Monday, 21 July 2014

The Whisperer by Donato Carrisi

Mulholland Books; Reprint edition (Jan. 15 2013)
432 pages - 16.50 $

I bought the book The Lost Girls of Rome by Donato Carrisi because he's Italian and I wanted to read something other than Scandinavian or Anglophone thrillers for a change and the French cover was intriguing, as well as the blurb... I haven't yet had the opportunity to read it. End of March, I went to Lyon, in the festival Quai du Polar and Donato Carrisi was there. I didn't bring my book, so I bought another one: The Whisperer to have it signed. I attended a conference on disappearances in which he participated and I found his interventions to be very intelligent and relevant. It could only be promising!


The blurb

A gripping literary thriller and smash bestseller that has taken Italy, France, Germany and the UK by storm.
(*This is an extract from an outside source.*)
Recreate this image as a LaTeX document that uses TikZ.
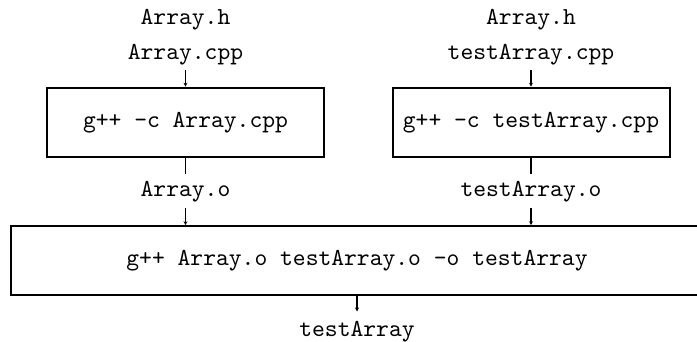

Six severed arms are discovered, arranged in a mysterious circle and buried in a clearing in the woods. Five of them appear to belong to missing girls between the ages of eight and eighteen. The sixth is yet to be identified. Worse still, the girls' bodies, alive or dead, are nowhere to be found.
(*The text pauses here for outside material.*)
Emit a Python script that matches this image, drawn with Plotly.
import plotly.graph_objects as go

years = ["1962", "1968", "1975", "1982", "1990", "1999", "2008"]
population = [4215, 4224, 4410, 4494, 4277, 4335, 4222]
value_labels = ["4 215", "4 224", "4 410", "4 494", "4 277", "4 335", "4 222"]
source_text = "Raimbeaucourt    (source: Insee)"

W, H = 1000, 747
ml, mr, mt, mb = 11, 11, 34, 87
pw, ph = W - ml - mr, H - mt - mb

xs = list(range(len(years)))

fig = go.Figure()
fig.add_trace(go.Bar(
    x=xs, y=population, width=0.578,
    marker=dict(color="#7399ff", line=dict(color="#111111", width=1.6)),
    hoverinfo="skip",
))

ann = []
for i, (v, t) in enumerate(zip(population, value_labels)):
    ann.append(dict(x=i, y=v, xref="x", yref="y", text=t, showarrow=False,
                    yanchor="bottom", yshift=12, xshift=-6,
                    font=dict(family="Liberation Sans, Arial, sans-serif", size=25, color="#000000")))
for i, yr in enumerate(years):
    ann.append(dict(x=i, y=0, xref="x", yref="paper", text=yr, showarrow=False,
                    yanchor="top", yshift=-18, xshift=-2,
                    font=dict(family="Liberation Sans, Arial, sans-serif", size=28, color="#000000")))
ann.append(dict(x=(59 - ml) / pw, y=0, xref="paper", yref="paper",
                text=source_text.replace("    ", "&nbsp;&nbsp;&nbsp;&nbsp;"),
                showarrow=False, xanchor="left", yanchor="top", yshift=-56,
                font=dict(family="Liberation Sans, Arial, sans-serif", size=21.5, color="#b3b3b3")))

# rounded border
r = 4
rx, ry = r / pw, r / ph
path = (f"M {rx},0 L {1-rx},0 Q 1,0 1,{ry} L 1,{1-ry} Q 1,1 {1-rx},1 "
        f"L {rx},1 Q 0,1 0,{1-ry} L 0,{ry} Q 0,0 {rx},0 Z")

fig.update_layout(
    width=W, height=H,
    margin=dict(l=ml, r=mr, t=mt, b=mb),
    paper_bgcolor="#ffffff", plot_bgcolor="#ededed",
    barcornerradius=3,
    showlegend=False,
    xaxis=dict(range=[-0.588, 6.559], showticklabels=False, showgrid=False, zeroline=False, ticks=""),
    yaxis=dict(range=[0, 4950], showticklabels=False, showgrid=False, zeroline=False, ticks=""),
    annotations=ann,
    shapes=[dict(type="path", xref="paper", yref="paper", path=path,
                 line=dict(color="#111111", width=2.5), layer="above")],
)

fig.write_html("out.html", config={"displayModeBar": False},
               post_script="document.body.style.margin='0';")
Obsessed with a case that becomes more tangled and intense as they unravel the layers of evil, lead investigators Mila Vasquez, a celebrated profiler, and Goran Gavila, an eerily prescient criminologist, find that their lives are increasingly in each other's hands. As sensational a bestseller in Europe as the Stieg Larsson novels, THE WHISPERER is that rare creation: a thought-provoking, intelligent thriller that is also unputdownable.

What's good about it

The very well crafted story and the twists (and what twists!) Carrisi leads us by the nose and we don't realize it until the end. This is really good! It's been a while since I had interrupted my reading to shout  out "Crap! I didn't see it coming!" 
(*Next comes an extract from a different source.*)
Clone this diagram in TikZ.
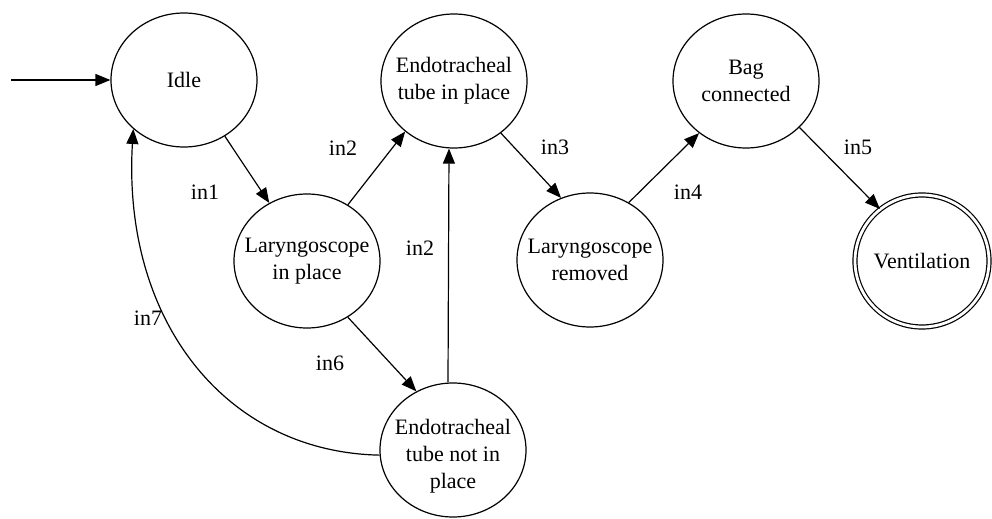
\documentclass[tikz,border=0pt]{standalone}
\usepackage{fontspec}
\setmainfont{Liberation Serif}
\newfontfamily\statefont{Liberation Serif}
\usetikzlibrary{arrows.meta,shapes.geometric}
\begin{document}
\begin{tikzpicture}[x=0.5pt,y=-0.5pt,
  every node/.style={font=\statefont\fontsize{11}{13.5}\selectfont},
  state/.style={draw,ellipse,line width=0.6pt,inner sep=0pt,
    minimum width=73pt,minimum height=67pt},
  final/.style={state,double,double distance=1.4pt,
    minimum width=67pt,minimum height=66pt},
  stext/.style={label={[align=center]center:#1}},
  arr/.style={line width=0.6pt,-{Triangle[length=7.5pt,width=6pt]}},
  lbl/.style={inner sep=0pt}]
\useasboundingbox (0,0) rectangle (992,519);

% states
\node[state,stext={Idle}] (idle) at (184,80) {};
\node[state,stext={Endotracheal\\tube in place}] (etti) at (454,81) {};
\node[state,stext={Bag\\connected}] (bag) at (746,81) {};
\node[state,stext={Laryngoscope\\in place}] (lip) at (307,261) {};
\node[state,stext={Laryngoscope\\removed}] (lrem) at (590,260) {};
\node[final,stext={Ventilation}] (vent) at (922,261) {};
\node[state,label={[align=center,yshift=-3pt]center:Endotracheal\\tube not in\\place}] (ettn) at (453,450) {};

% entry point
\coordinate (start) at (11,80);
\draw[arr] (start) -- (idle.west);

% transitions
\draw[arr] (idle.-54.5) -- (lip.123.5);
\draw[arr] (lip.54.7) -- (etti.-134);
\draw[arr] ([xshift=-2.5pt]ettn.north) -- ([xshift=-2.5pt]etti.south);
\draw[arr] (etti.-48.8) -- (lrem.115.5);
\draw[arr] (lrem.56.8) -- (bag.-132);
\draw[arr] (bag.-41) -- (vent.129.7);
\draw[arr] (lip.-54.3) -- (ettn.122.8);
\draw[arr] (ettn.-176) .. controls (225,452) and (122,320) .. (idle.-136.7);

% transition labels
\node[lbl] (l1) at (205,192) {in1};
\node[lbl] (l2a) at (343,148) {in2};
\node[lbl] (l2b) at (420,248) {in2};
\node[lbl] (l3) at (555,147) {in3};
\node[lbl] (l4) at (688,192) {in4};
\node[lbl] (l5) at (858,147) {in5};
\node[lbl] (l6) at (330,363) {in6};
\node[lbl] (l7) at (148,318) {in7};
\end{tikzpicture}
\end{document}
From the beginning, we know that there are six little girls missing (well anyway, it's written on the blurb, so it's not a discovery). Mila, specialist in disappearance is asked to help to find out who is the sixth victim. But whoever did this is very, very strong. He is the one who calls the shots and the police can only run after him and try to understand the messages he leaves them. Then the girls reappear each one after the other and as they find new horrors, it become increasingly urgent to discover the identity of the sixth girl. The story was well constructed, the discovery that goes with every little girl was quite intriguing for the book but Donato Carrisi do not stop there. He hasn't just written a good book based on real facts, no, actually it's a must read book that packs a punch

The characters are well written, each with its secrets, which is the underlying theme of the book: we all have a dark side in us. What matters is whether we will lose ourselves in the dark side or if we'll stay in the light. Gavila the ephemeral criminologist and Mila whose past has made her an expert in disappearance are the two main characters and if one is never quite consisting thus endearing, the other is a more complex character one begins to appreciate. 

Good to know, throughout the novel the story is told from the perspectives of Mila and Gavila, some missives of a warden about one of its residents and the thoughts of a captive little girl. It may sound confusing but all is clear in the end and you won't see coming the explanation! 

In a nutshell

This is the first novel by Donato Carrisi and it's excellent! Well-written characters, well-crafted plot and  incredible twists, it's a 5/5 for me.